* Task requirements *
Start at the line that has "Generate a Python" and stop at the line that has "plt.rcParams['font.family'] = ['DejaVu". Print those lines and all lines between them exactly, and nothing more.

* Input material *
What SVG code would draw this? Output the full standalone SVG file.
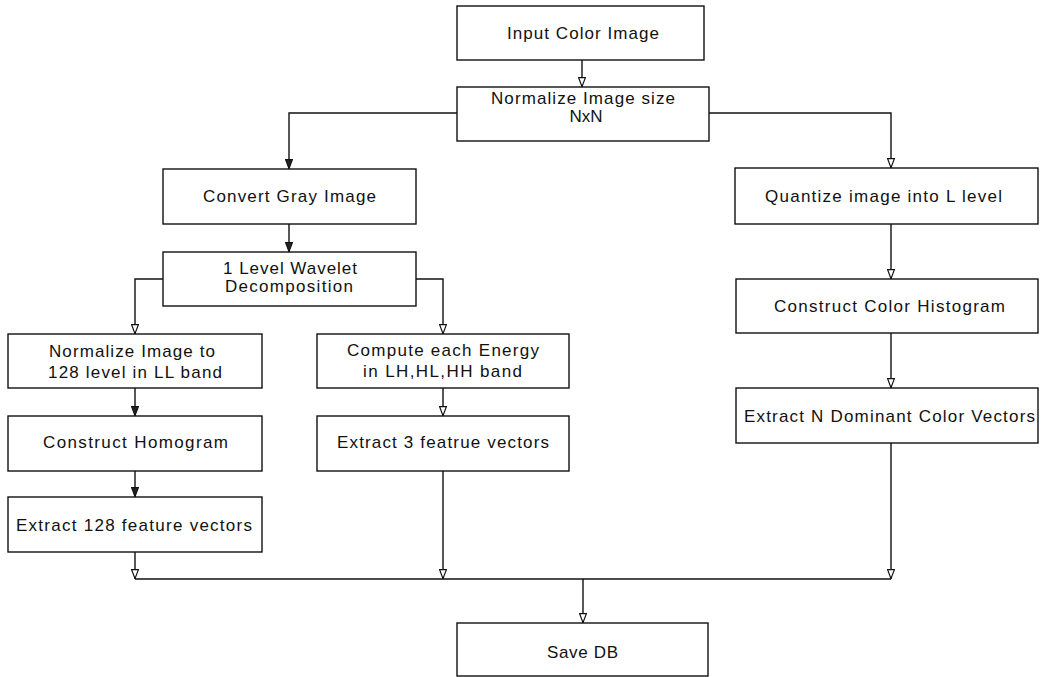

* * *

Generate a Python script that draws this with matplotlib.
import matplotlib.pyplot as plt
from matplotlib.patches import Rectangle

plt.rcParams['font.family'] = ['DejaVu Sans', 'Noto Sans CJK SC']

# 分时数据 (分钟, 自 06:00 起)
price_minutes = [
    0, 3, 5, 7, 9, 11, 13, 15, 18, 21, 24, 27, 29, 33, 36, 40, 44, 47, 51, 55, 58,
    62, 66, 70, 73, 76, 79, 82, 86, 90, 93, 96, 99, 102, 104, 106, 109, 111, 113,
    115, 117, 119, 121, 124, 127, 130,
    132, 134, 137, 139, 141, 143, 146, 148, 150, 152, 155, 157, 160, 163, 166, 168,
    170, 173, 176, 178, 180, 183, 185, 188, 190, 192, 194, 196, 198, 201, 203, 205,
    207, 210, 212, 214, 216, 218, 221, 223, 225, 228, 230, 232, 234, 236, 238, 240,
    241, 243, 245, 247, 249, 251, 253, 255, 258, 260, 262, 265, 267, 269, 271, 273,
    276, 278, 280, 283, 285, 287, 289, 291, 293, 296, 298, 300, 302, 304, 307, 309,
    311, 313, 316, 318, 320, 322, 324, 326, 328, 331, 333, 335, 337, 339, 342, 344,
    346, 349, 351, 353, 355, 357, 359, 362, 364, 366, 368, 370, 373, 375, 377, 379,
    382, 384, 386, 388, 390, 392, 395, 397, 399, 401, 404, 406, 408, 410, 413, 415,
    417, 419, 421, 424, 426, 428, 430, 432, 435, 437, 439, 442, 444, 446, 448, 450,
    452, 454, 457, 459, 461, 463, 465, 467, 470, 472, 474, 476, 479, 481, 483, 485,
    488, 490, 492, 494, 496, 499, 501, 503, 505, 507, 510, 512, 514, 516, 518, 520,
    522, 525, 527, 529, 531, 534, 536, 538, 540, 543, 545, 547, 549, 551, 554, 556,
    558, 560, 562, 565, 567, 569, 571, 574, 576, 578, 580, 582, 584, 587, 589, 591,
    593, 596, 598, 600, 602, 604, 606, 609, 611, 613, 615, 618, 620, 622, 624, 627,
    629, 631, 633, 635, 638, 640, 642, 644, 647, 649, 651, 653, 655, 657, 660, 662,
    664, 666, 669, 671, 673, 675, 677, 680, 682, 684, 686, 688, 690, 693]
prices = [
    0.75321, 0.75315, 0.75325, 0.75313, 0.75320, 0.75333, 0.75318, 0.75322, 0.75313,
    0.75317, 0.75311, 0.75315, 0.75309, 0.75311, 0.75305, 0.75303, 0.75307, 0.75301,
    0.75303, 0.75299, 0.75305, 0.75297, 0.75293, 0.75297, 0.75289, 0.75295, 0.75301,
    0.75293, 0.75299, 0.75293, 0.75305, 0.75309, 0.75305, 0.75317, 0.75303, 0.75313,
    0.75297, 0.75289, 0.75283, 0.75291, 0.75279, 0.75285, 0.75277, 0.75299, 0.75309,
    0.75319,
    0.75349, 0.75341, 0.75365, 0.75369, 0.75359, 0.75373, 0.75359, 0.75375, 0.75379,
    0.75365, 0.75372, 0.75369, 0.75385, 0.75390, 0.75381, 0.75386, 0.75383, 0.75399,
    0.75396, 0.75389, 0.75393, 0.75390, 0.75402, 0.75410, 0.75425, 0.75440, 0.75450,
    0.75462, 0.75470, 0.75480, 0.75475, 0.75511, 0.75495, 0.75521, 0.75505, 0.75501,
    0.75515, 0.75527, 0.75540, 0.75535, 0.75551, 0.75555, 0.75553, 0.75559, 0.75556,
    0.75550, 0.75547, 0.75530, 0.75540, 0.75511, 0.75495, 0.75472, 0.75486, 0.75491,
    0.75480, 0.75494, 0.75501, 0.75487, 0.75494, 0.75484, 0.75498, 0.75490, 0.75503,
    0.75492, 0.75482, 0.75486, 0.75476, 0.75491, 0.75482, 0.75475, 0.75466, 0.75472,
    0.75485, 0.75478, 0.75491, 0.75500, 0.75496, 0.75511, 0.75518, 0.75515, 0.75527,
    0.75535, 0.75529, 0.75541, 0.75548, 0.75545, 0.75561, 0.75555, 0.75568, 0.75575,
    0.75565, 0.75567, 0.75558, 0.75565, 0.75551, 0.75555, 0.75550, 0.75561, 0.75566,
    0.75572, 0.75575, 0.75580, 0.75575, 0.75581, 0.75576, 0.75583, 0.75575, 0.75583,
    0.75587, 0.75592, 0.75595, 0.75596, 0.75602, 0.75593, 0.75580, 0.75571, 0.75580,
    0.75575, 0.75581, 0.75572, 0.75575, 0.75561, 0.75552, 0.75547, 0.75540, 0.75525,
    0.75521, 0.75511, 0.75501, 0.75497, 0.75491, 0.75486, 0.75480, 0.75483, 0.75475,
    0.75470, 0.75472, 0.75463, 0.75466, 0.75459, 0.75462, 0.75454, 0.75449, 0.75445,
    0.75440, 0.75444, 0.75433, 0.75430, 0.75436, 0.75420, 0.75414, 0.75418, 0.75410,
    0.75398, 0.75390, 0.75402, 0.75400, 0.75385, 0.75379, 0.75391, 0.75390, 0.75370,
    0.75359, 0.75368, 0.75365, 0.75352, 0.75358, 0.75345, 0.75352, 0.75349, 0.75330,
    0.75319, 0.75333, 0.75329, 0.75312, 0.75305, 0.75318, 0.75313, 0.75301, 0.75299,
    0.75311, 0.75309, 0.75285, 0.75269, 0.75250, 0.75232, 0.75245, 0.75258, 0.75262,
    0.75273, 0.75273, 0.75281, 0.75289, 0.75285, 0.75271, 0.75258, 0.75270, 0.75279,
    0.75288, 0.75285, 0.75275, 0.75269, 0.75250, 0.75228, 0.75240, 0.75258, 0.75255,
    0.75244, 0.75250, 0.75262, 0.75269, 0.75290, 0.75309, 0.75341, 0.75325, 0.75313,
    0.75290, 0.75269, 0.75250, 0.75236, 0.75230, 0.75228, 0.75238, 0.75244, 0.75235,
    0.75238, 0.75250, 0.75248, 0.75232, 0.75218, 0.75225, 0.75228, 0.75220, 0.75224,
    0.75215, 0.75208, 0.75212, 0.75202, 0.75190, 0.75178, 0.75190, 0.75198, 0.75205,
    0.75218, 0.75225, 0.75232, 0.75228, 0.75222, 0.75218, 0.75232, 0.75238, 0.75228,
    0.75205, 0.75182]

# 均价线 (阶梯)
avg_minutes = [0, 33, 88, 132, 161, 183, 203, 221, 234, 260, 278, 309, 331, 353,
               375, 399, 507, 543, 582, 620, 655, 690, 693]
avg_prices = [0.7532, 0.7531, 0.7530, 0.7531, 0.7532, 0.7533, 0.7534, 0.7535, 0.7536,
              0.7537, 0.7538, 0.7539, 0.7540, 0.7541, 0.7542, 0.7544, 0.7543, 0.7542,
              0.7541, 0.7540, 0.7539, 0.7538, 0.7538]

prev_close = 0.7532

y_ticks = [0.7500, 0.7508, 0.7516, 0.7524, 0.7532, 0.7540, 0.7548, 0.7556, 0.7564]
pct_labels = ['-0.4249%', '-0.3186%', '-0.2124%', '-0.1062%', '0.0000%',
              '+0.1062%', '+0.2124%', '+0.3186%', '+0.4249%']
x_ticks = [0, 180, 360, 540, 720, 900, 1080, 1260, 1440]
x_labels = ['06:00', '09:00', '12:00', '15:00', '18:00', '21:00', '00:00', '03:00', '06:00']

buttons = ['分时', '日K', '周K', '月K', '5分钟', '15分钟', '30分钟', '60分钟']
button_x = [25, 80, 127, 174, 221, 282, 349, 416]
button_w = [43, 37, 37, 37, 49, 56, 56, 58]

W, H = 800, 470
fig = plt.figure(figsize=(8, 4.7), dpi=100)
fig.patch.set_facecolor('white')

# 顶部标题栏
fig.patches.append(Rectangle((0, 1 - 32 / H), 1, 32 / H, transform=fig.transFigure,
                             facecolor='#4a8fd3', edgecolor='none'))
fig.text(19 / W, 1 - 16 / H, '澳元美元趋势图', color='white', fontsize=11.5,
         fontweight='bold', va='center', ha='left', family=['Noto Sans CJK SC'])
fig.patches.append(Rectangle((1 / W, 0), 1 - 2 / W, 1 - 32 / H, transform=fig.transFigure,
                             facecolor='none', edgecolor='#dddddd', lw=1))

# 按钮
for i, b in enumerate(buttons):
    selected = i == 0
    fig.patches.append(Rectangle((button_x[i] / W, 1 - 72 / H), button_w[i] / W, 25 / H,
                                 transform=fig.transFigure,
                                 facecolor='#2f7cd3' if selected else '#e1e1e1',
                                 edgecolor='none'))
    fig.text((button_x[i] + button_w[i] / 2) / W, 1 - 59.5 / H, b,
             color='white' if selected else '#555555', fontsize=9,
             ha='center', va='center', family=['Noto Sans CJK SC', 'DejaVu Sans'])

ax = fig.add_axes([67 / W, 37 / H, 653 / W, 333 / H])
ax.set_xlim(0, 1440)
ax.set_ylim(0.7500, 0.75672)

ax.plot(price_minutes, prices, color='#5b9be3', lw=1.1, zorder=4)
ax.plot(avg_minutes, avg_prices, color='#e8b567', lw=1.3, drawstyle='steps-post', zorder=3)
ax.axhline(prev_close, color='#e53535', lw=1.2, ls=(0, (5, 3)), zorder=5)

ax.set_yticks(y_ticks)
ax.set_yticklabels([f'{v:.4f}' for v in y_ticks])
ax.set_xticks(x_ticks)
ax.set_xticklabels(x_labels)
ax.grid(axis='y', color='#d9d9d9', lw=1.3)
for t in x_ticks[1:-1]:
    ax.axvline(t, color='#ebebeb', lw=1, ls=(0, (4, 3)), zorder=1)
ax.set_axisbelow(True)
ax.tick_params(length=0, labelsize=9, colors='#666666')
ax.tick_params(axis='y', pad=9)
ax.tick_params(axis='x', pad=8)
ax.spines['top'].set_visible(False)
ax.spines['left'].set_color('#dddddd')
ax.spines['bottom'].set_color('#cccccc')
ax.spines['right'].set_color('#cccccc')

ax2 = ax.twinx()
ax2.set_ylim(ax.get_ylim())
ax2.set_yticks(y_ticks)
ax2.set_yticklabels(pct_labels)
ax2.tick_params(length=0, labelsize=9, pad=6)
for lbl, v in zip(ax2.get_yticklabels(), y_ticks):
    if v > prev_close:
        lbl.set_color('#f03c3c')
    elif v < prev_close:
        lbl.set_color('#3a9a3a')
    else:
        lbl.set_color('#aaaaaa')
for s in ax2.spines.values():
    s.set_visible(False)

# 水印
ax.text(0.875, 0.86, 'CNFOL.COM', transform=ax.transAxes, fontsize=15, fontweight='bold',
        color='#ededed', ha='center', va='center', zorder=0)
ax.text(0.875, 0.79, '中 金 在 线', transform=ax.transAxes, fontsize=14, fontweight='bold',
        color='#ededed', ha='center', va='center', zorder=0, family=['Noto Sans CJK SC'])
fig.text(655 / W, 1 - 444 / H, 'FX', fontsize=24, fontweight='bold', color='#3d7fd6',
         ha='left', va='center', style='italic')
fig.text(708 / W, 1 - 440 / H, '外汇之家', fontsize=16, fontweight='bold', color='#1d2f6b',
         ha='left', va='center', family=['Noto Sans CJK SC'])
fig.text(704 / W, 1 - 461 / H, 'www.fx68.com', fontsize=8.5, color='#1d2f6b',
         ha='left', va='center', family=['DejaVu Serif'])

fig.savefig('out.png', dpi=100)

* Solution for this exercise *
Generate a Python script that draws this with matplotlib.
import matplotlib.pyplot as plt
from matplotlib.patches import Rectangle

plt.rcParams['font.family'] = ['DejaVu Sans', 'Noto Sans CJK SC']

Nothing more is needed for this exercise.